For decades, the US took comfort in the fact that as the leader of the industrialised world it was putting more children through more years of school than any other country. About 40 years ago, 77 per cent graduated from high school - compared with 38 per cent in France, 60 percent in the UK, or 71 per cent in Germany, Czechoslovakia and Switzerland, then its closest competitors. Figures such as these allowed Americans to feel their schooling was certainly the most inclusive - if not always the best - in the world.

But the new figures change the picture entirely. In 1996, the OECD reported, the graduation rate for 18 year olds was 72 per cent. While the US figure had dropped slightly, other countries had leapt ahead, to 85 per cent in France and 86 per cent in Germany.

The US can take some comfort from the fact that the change in the pole positions came mainly from other countries catching up, in some cases by adopting its own comprehensive education system.

The US still leads the world in college enrolments, with more than 50 per cent of American 18-year-olds going on to higher education, compared with an average of one-third for OECD countries.
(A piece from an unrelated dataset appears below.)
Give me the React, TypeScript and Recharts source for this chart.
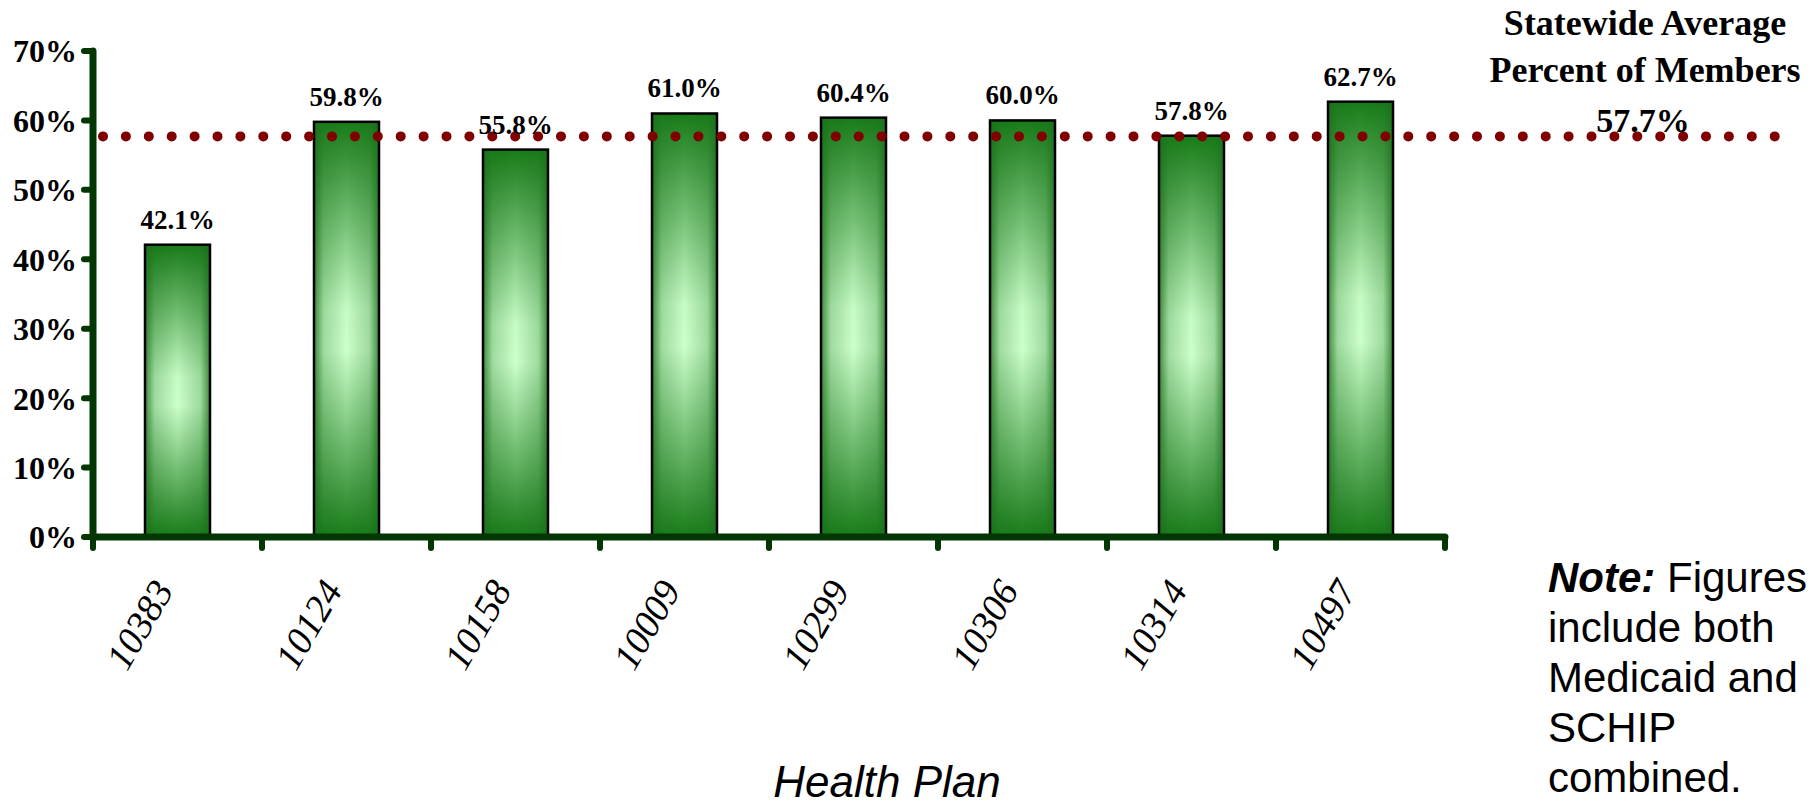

But the OECD's Mr Schleicher said this is "likely to change soon". He noted that the US also has a college drop-out rate of 37 per cent, one of the highest.

Education policy in the US is already in an uproar over the state of the nation's schools. A plethora of solutions - voucher systems, privatisation, semi-independent "charter" schools, new training for teachers and new standards for pupils - are being thrown at school systems.